• **Data shown**
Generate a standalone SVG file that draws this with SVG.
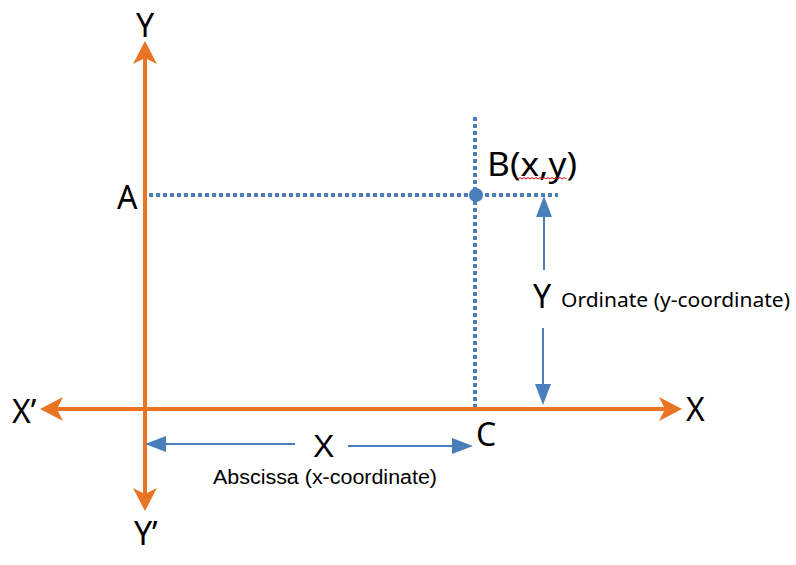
<svg xmlns="http://www.w3.org/2000/svg" width="796" height="565" viewBox="0 0 796 565">
<style>
.axis{stroke:#E97423;stroke-width:4;fill:none}
.dot{stroke:#4A7EBB;stroke-width:4;stroke-dasharray:4 3;fill:none}
.dim{stroke:#4A7EBB;stroke-width:2;fill:none}
.big{font-family:"Noto Sans","Liberation Sans",sans-serif;font-size:32px;fill:#000}
.small{font-family:"Noto Sans","Liberation Sans",sans-serif;font-size:20px;fill:#000}
.lib{font-family:"Liberation Sans",sans-serif}
</style>
<defs>
<marker id="oa" markerUnits="userSpaceOnUse" markerWidth="30" markerHeight="30" refX="13" refY="12" orient="auto-start-reverse">
<path d="M0,0 L23,12 L0,24 L6,12 Z" fill="#E97423"/>
</marker>
<marker id="ba" markerUnits="userSpaceOnUse" markerWidth="30" markerHeight="30" refX="11" refY="8" orient="auto-start-reverse">
<path d="M0,0 L21,8 L0,16 Z" fill="#4A7EBB"/>
</marker>
</defs>
<g id="connectors">
<line id="y-axis" class="axis" x1="145" y1="51" x2="145" y2="501" marker-start="url(#oa)" marker-end="url(#oa)"/>
<line id="x-axis" class="axis" x1="50" y1="409" x2="672" y2="409" marker-start="url(#oa)" marker-end="url(#oa)"/>
<line class="dot" x1="149" y1="195" x2="558" y2="195"/>
<line class="dot" x1="475" y1="117" x2="475" y2="407"/>
<line class="dim" x1="544" y1="206" x2="544" y2="270" marker-start="url(#ba)"/>
<line class="dim" x1="543" y1="328" x2="543" y2="395" marker-end="url(#ba)"/>
<line class="dim" x1="155" y1="444" x2="295" y2="444" marker-start="url(#ba)"/>
<line class="dim" x1="348" y1="446" x2="463" y2="446" marker-end="url(#ba)"/>
</g>
<g id="point-B">
<circle cx="476" cy="195" r="7" fill="#4A7EBB"/>
<text class="big" x="487" y="176" textLength="90" lengthAdjust="spacingAndGlyphs">B(x,y)</text>
<path d="M518,179 l2,-1.5 l2,1.5 l2,-1.5 l2,1.5 l2,-1.5 l2,1.5 l2,-1.5 l2,1.5 l2,-1.5 l2,1.5 l2,-1.5 l2,1.5 l2,-1.5 l2,1.5 l2,-1.5 l2,1.5 l2,-1.5 l2,1.5 l2,-1.5 l2,1.5 l2,-1.5 l2,1.5 l2,-1.5 l2,1.5" stroke="#E00000" stroke-width="1" fill="none"/>
</g>
<g id="labels">
<text class="big" x="145" y="37" text-anchor="middle">Y</text>
<text class="big" x="117" y="209">A</text>
<text class="big" x="533" y="308">Y</text>
<text class="small" x="561" y="307" textLength="229" lengthAdjust="spacingAndGlyphs">Ordinate (y-coordinate)</text>
<text class="big" x="686" y="421">X</text>
<text class="big" x="12" y="423">X’</text>
<text class="big" x="476" y="446">C</text>
<text class="big lib" x="313" y="457">X</text>
<text class="small lib" x="213" y="484" textLength="224" lengthAdjust="spacingAndGlyphs">Abscissa (x-coordinate)</text>
<text class="big" x="134" y="545">Y’</text>
</g>
</svg>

• **What is required**
Copy out each line exactly, without the pictures.

• **Full output**
Generate a standalone SVG file that draws this with SVG.
<svg xmlns="http://www.w3.org/2000/svg" width="796" height="565" viewBox="0 0 796 565">
<style>
.axis{stroke:#E97423;stroke-width:4;fill:none}
.dot{stroke:#4A7EBB;stroke-width:4;stroke-dasharray:4 3;fill:none}
.dim{stroke:#4A7EBB;stroke-width:2;fill:none}
.big{font-family:"Noto Sans","Liberation Sans",sans-serif;font-size:32px;fill:#000}
.small{font-family:"Noto Sans","Liberation Sans",sans-serif;font-size:20px;fill:#000}
.lib{font-family:"Liberation Sans",sans-serif}
</style>
<defs>
<marker id="oa" markerUnits="userSpaceOnUse" markerWidth="30" markerHeight="30" refX="13" refY="12" orient="auto-start-reverse">
<path d="M0,0 L23,12 L0,24 L6,12 Z" fill="#E97423"/>
</marker>
<marker id="ba" markerUnits="userSpaceOnUse" markerWidth="30" markerHeight="30" refX="11" refY="8" orient="auto-start-reverse">
<path d="M0,0 L21,8 L0,16 Z" fill="#4A7EBB"/>
</marker>
</defs>
<g id="connectors">
<line id="y-axis" class="axis" x1="145" y1="51" x2="145" y2="501" marker-start="url(#oa)" marker-end="url(#oa)"/>
<line id="x-axis" class="axis" x1="50" y1="409" x2="672" y2="409" marker-start="url(#oa)" marker-end="url(#oa)"/>
<line class="dot" x1="149" y1="195" x2="558" y2="195"/>
<line class="dot" x1="475" y1="117" x2="475" y2="407"/>
<line class="dim" x1="544" y1="206" x2="544" y2="270" marker-start="url(#ba)"/>
<line class="dim" x1="543" y1="328" x2="543" y2="395" marker-end="url(#ba)"/>
<line class="dim" x1="155" y1="444" x2="295" y2="444" marker-start="url(#ba)"/>
<line class="dim" x1="348" y1="446" x2="463" y2="446" marker-end="url(#ba)"/>
</g>
<g id="point-B">
<circle cx="476" cy="195" r="7" fill="#4A7EBB"/>
<text class="big" x="487" y="176" textLength="90" lengthAdjust="spacingAndGlyphs">B(x,y)</text>
<path d="M518,179 l2,-1.5 l2,1.5 l2,-1.5 l2,1.5 l2,-1.5 l2,1.5 l2,-1.5 l2,1.5 l2,-1.5 l2,1.5 l2,-1.5 l2,1.5 l2,-1.5 l2,1.5 l2,-1.5 l2,1.5 l2,-1.5 l2,1.5 l2,-1.5 l2,1.5 l2,-1.5 l2,1.5 l2,-1.5 l2,1.5" stroke="#E00000" stroke-width="1" fill="none"/>
</g>
<g id="labels">
<text class="big" x="145" y="37" text-anchor="middle">Y</text>
<text class="big" x="117" y="209">A</text>
<text class="big" x="533" y="308">Y</text>
<text class="small" x="561" y="307" textLength="229" lengthAdjust="spacingAndGlyphs">Ordinate (y-coordinate)</text>
<text class="big" x="686" y="421">X</text>
<text class="big" x="12" y="423">X’</text>
<text class="big" x="476" y="446">C</text>
<text class="big lib" x="313" y="457">X</text>
<text class="small lib" x="213" y="484" textLength="224" lengthAdjust="spacingAndGlyphs">Abscissa (x-coordinate)</text>
<text class="big" x="134" y="545">Y’</text>
</g>
</svg>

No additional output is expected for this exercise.